August 13, 2009

It started with a bag of bananas. I was on my way home last night with a new sprig of bananas when I got an email saying I had a ticket to Bat For Lashes. So I ate three of them, threw away the fourth and hopped a train to Union Square.


We watched as stagehands assembled a cornucopia of props: candles, Multiple Virgin Mary’s, white Christmas lights, maracas and a blanket to cover the back of the clavichord. The lights went down and out came Bat For Lashes. She opened with the first two tracks from Two Suns, “Glass” and “Sleep Alone.” I want to use “they” to describe the band, but it really was Natasha Khan running the show. Throughout the set, she moved between a few songs dancing and a few songs behind the piano. This back and forth made sense for the kind of material she has, but it felt tedious and it meant that all the slow songs came in bunches. I don’t think anyone could see her when she was back behind the piano–I was two people from the stage and all I could see was her head, and not even all of it. She played a couple of yawners; while “Sad Eyes” was the most intimate song of the night, it also made us want to nap.
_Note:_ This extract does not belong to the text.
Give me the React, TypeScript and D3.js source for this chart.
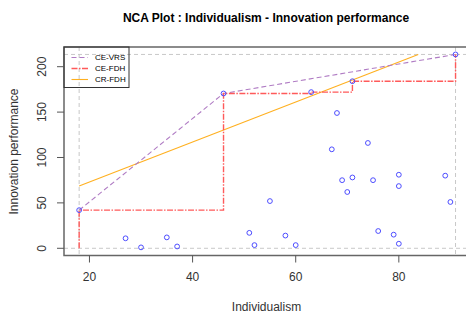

The great thing about her live show is the exceptional use of percussion. When playing her “dancing” songs (as she would probably describe them) the unique drum beats and synths really stand out. Bat For Lashes uses an uncommon drum set, forgoing standard rock snares for deeper toms and we could feel the kick drum hitting us like wind from an arriving train. Just listen to “Two Planets;” the wood block sounded clear and relevant, and it sets a rhythm that isn’t your basic 1-2-3-4. The clapping on “Trophy” is another example of a complex rhythm, people in the crowd tried clapping along and simply couldn’t.

The highlights of the show were “Pearl’s Dream,” “The Wizard,” and “Daniel,” which I think no one wanted to end. It was pretty neat to see her play “Prescilla” on the harpsichord, since I don’t think I’ve ever seen someone play one before.
set list
Other Lives opened the evening. I didn’t really enjoy their first couple of songs, but once they got going they did some cool stuff. They featured a cello prominently in all of their arrangements and they looked kind of like Bon Iver. So I was surprised when they sounded like a standard rock band. The idea of piano rock reminds me of high-school-favorites Something Corporate, and more recent hackneyed acts like The Fray, but Other Lives sounded grittier and more complex than either of those groups. They had some good moments where things were loud and chords were minor, while the cello just floated on calmly like an anchored boat in storming water. These long and dark songs reminded me a little bit of Muse even.

Notes: There were some obnoxious dickwads wearing flipped up hats with spinners blocking at least 20 smaller and more appropriately dressed girls. Thank you Carolynn for calling at the exact moment I was trying to take pictures–that made my iPhone really upset. One of the press photographers actively ignored security’s request to stop using his flash, causing all of the photographers to get kicked out after only two songs from BFL. He was wearing a black hat and a blazer, if you see him, punch him for ruining the only chance for good photos all night. It was difficult to get good pictures because the set was backlit, and half the time Natasha sat behind her piano, and the other half she was blocked by the aforementioned hat-wearing douchebags.